Hi all!
I’m in the process of writing a tokenizer and parser. Recently, I decided to take a look at std/zig/tokenizer.zig
for the sake of learning and inspiration. I found some things written super clean and wise, and others I simply cannot understand (in a sense of “design choices” and whys). For example, here are some states the tokenizer has:
pub fn next(self: *Tokenizer) Token {
while (true) : (self.index += 1) {
...
// string related tokenization
.string_literal => switch (c) {
'\\' => {
state = .string_literal_backslash;
},
'"' => {
self.index += 1;
break;
},
0 => {
if (self.index == self.buffer.len) {
result.tag = .invalid;
break;
} else {
self.checkLiteralCharacter();
}
},
'\n' => {
result.tag = .invalid;
break;
},
else => self.checkLiteralCharacter(),
},
...
// number related tokenization
.int => switch (c) {
'.' => state = .int_period,
'_', 'a'...'d', 'f'...'o', 'q'...'z', 'A'...'D', 'F'...'O', 'Q'...'Z', '0'...'9' => {},
'e', 'E', 'p', 'P' => state = .int_exponent,
else => break,
},
.int_exponent => switch (c) {
'-', '+' => {
state = .float;
},
else => {
self.index -= 1;
state = .int;
},
},
.int_period => switch (c) {
'_', 'a'...'d', 'f'...'o', 'q'...'z', 'A'...'D', 'F'...'O', 'Q'...'Z', '0'...'9' => {
state = .float;
},
'e', 'E', 'p', 'P' => state = .float_exponent,
else => {
self.index -= 1;
break;
},
},
.float => switch (c) {
'_', 'a'...'d', 'f'...'o', 'q'...'z', 'A'...'D', 'F'...'O', 'Q'...'Z', '0'...'9' => {},
'e', 'E', 'p', 'P' => state = .float_exponent,
else => break,
},
.float_exponent => switch (c) {
'-', '+' => state = .float,
else => {
self.index -= 1;
state = .float;
},
},
Here, I couldn’t understand why Andrew (I assume, it is he who wrote it) decided, for example, in case of scanning string literals to parse them more carefully (ie. applying checkLiteralCharacter
to check validity for every ASCII/UTF-8 byte it eats), and in case of scanning numbers, tokenizer accepts all kind of rubbish (ie. 1QZZQ
or 0hello_world._bye_bye
). For example, in my tokenizer I do not accept those combinations but only valid int/float literals (you can look at std/json/scanner.zig as an example because I do essentially the same).

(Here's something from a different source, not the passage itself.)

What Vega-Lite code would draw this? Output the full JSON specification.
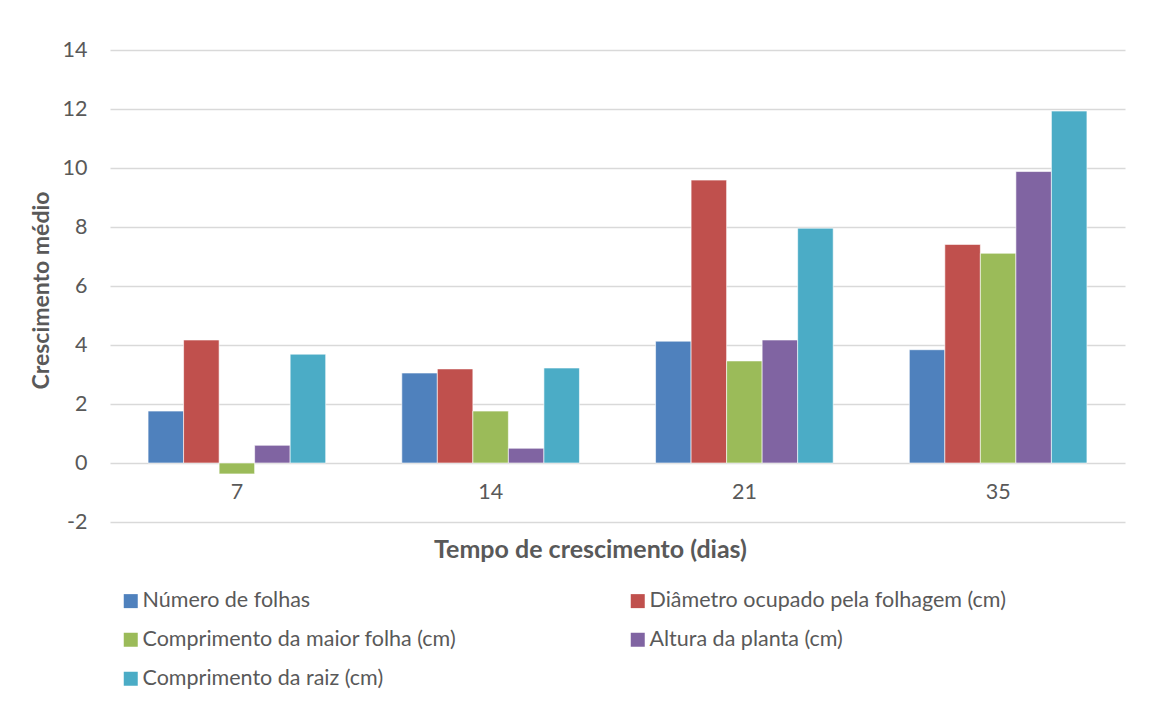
{
  "$schema": "https://vega.github.io/schema/vega-lite/v6.json",
  "autosize": {"type": "none"},
  "width": 1015,
  "height": 472,
  "padding": {"left": 110, "top": 50, "right": 39, "bottom": 180},
  "background": "white",
  "data": {
    "values": [
      {"dia": "7", "serie": "Número de folhas", "valor": 1.76},
      {"dia": "7", "serie": "Diâmetro ocupado pela folhagem (cm)", "valor": 4.17},
      {"dia": "7", "serie": "Comprimento da maior folha (cm)", "valor": -0.37},
      {"dia": "7", "serie": "Altura da planta (cm)", "valor": 0.6},
      {"dia": "7", "serie": "Comprimento da raiz (cm)", "valor": 3.69},
      {"dia": "14", "serie": "Número de folhas", "valor": 3.05},
      {"dia": "14", "serie": "Diâmetro ocupado pela folhagem (cm)", "valor": 3.19},
      {"dia": "14", "serie": "Comprimento da maior folha (cm)", "valor": 1.76},
      {"dia": "14", "serie": "Altura da planta (cm)", "valor": 0.5},
      {"dia": "14", "serie": "Comprimento da raiz (cm)", "valor": 3.22},
      {"dia": "21", "serie": "Número de folhas", "valor": 4.13},
      {"dia": "21", "serie": "Diâmetro ocupado pela folhagem (cm)", "valor": 9.59},
      {"dia": "21", "serie": "Comprimento da maior folha (cm)", "valor": 3.46},
      {"dia": "21", "serie": "Altura da planta (cm)", "valor": 4.17},
      {"dia": "21", "serie": "Comprimento da raiz (cm)", "valor": 7.96},
      {"dia": "35", "serie": "Número de folhas", "valor": 3.84},
      {"dia": "35", "serie": "Diâmetro ocupado pela folhagem (cm)", "valor": 7.41},
      {"dia": "35", "serie": "Comprimento da maior folha (cm)", "valor": 7.11},
      {"dia": "35", "serie": "Altura da planta (cm)", "valor": 9.88},
      {"dia": "35", "serie": "Comprimento da raiz (cm)", "valor": 11.93}
    ]
  },
  "mark": {"type": "bar", "stroke": "white", "strokeWidth": 0.6},
  "encoding": {
    "x": {
      "field": "dia",
      "type": "nominal",
      "sort": ["7", "14", "21", "35"],
      "scale": {"paddingInner": 0.3, "paddingOuter": 0.15},
      "axis": {
        "title": "Tempo de crescimento (dias)",
        "labelAngle": 0,
        "labelFont": "Lato",
        "labelFontSize": 21.5,
        "labelColor": "#595959",
        "labelPadding": -41,
        "ticks": false,
        "domain": false,
        "titleFont": "Lato",
        "titleFontSize": 25,
        "titleFontWeight": "bold",
        "titleColor": "#595959",
        "titleX": 480,
        "titleY": 27,
        "titleAlign": "center",
        "titleBaseline": "middle"
      }
    },
    "xOffset": {
      "field": "serie",
      "type": "nominal",
      "sort": ["Número de folhas", "Diâmetro ocupado pela folhagem (cm)", "Comprimento da maior folha (cm)", "Altura da planta (cm)", "Comprimento da raiz (cm)"],
      "scale": {"paddingInner": 0, "paddingOuter": 0}
    },
    "y": {
      "field": "valor",
      "type": "quantitative",
      "scale": {"domain": [-2, 14], "nice": false, "zero": false},
      "axis": {
        "title": "Crescimento médio",
        "values": [-2, 0, 2, 4, 6, 8, 10, 12, 14],
        "labelExpr": "datum.value < 0 ? '-' + abs(datum.value) : '' + datum.value",
        "grid": true,
        "gridColor": "#d9d9d9",
        "gridWidth": 1.5,
        "domain": false,
        "ticks": false,
        "labelFont": "Lato",
        "labelFontSize": 21.5,
        "labelColor": "#595959",
        "labelPadding": 23,
        "titleFont": "Lato",
        "titleFontSize": 23,
        "titleFontWeight": "bold",
        "titleColor": "#595959",
        "titleX": -69,
        "titleY": 240,
        "titleAngle": -90,
        "titleAlign": "center",
        "titleBaseline": "middle"
      }
    },
    "color": {
      "field": "serie",
      "type": "nominal",
      "sort": ["Número de folhas", "Diâmetro ocupado pela folhagem (cm)", "Comprimento da maior folha (cm)", "Altura da planta (cm)", "Comprimento da raiz (cm)"],
      "scale": {
        "domain": ["Número de folhas", "Diâmetro ocupado pela folhagem (cm)", "Comprimento da maior folha (cm)", "Altura da planta (cm)", "Comprimento da raiz (cm)"],
        "range": ["#4F81BD", "#C0504D", "#9BBB59", "#8064A2", "#4BACC6"]
      },
      "legend": {
        "title": null,
        "orient": "none",
        "legendX": 10,
        "legendY": 540,
        "direction": "horizontal",
        "columns": 2,
        "columnPadding": 170,
        "rowPadding": 16,
        "symbolType": "square",
        "symbolSize": 196,
        "symbolStrokeWidth": 0,
        "symbolOffset": 0,
        "labelOffset": 1,
        "labelFont": "Lato",
        "labelFontSize": 21.5,
        "labelColor": "#595959",
        "labelLimit": 500
      }
    }
  },
  "config": {
    "view": {"stroke": null}
  }
}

So, the question is: why wouldn’t he validate floats/ints during the tokenization stage rather than somewhere down the road*? Especially considering the fact that tokens can be in .invalid
state to propagate the info where something went wrong.
[*] I found std/zig/Parse.zig
a bit overwhelming, so I can’t say where exactly the validity of number literals happens.